Foundation hosts storytelling event for deaf students

The Louise Tumarkin Zazove Foundation held a deaf storytelling event on Saturday night at Eastern Michigan University’s Student Center. This was the second time the event was held at EMU.

Organized by Philip Zazove, the first deaf medical doctor to graduate from the University of Michigan, the event is intended to raise money for scholarships and financial assistance for deaf and hard of hearing students.

The foundation’s website says that the second most common disability in the United States is hearing loss, but many people with hearing loss have lower employment and income levels due to a lack of education.

Just as there are subgroups in every community, there are different types of deaf people in the deaf community. For example, there are those who are born deaf or became deaf later, those who sign or don’t sign and those who have hearing aids or don’t.

This presents a multitude of challenges for deaf students and those who interact with them.
Jacob Mahoney, 5, was born deaf and performed a solo skit with the help of an interpreter, narration on a projector and a wig.

“The biggest challenges are probably schools and hearing people and their ignorance,” said Jacob’s mom, Sharron Dona-Mahoney. She said people who hear don’t understand because nothing on the outside looks different.

Dona-Mahoney learned that Jacob was deaf at birth, but she was already accustomed to the challenges of communication.

“My parents are deaf and I was culturally bilingual, [knowing] sign language and English,” she said.
She thinks what the hearing community doesn’t realize about the deaf community is they’re no different. If there’s a difference, it’s not a disability.

“They have more self- awareness and awareness of their community and the people around them,” she said. “So they, in all actuality, pay more attention to life because they’re not disturbed or interfered with trying to listen all of the time, so they’re a little more intuitive.”

“The healthiest perspective on deafness is one of cultural rather than clinical deafness,” David Stuckless, a professional sign language interpreter, said. “If a family has a child who they find out is deaf; it’s kind of like being given a baby that speaks Chinese. Like Jacob, who we can see bouncing around like any other 5-year-old, was born into a family that was already deaf. Mom spoke sign language; both of her parent’s grandparents all were deaf.”

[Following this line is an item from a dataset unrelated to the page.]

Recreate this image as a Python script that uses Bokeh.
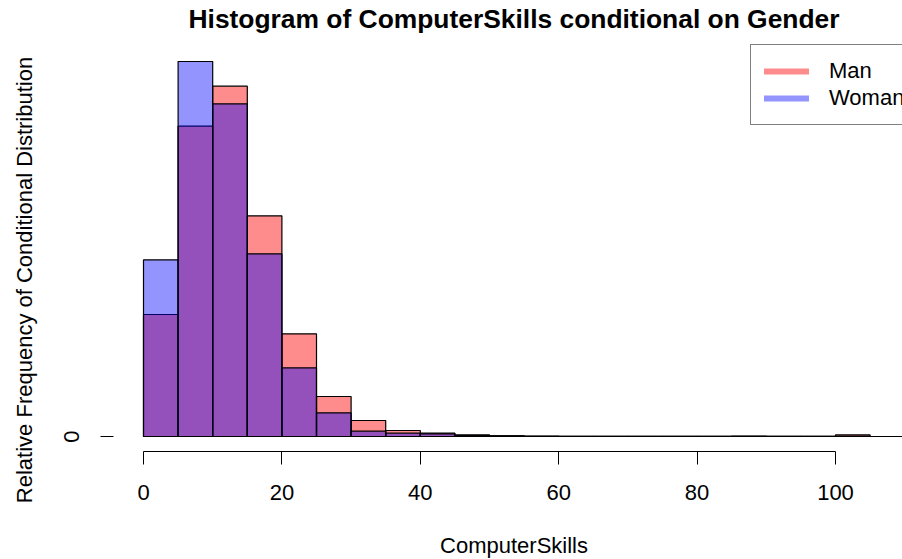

But he pointed out there was a difference between that kind of family and one that has never had deafness in the family before.

Terri Fear, who assisted Zazove, pointed out her 14-year-old adopted son, Sammy, who is deaf.

She said he came from a family of 12 and was the only deaf child.

When she and her husband adopted him at 9, he couldn’t sign or speak at all. When he was hungry he rubbed his belly, and when he wanted something to drink he pointed at it.

It took him five years to become functional with American Sign Language. Instead of playing with his siblings, they would just hand him a toy to look at. But now, when he sees them they can communicate because he can sign.

“It would be so nice if everybody, or if 80 or 90 percent of people who could hear, could sign,” Glenn Wall-Stewart, another performer who has been deaf since he was seven months old, said. “For example: there’s a guy right next to you who’s interpreting for you right now. He can hear. Imagine if you could sign and you didn’t have to have him sitting here. Then you would have access.”

Wall-Stewart said that while he has skill and talent, he can’t just go out and get what he wants in life because of the language barrier. He believes increasing the number of programs and the quality of deaf education will give deaf children a more positive future.

“Look at Zazove; he’s a doctor,” Wall-Stewart said. “He overcame great challenges and he’s a great influence. Meaning, if he could become a doctor, why couldn’t any deaf person become a doctor?” “I think that people think that if you can speak and you can hear than you’re intelligent,” Dona-Mahoney said. “There are a lot of people who talk who aren’t.”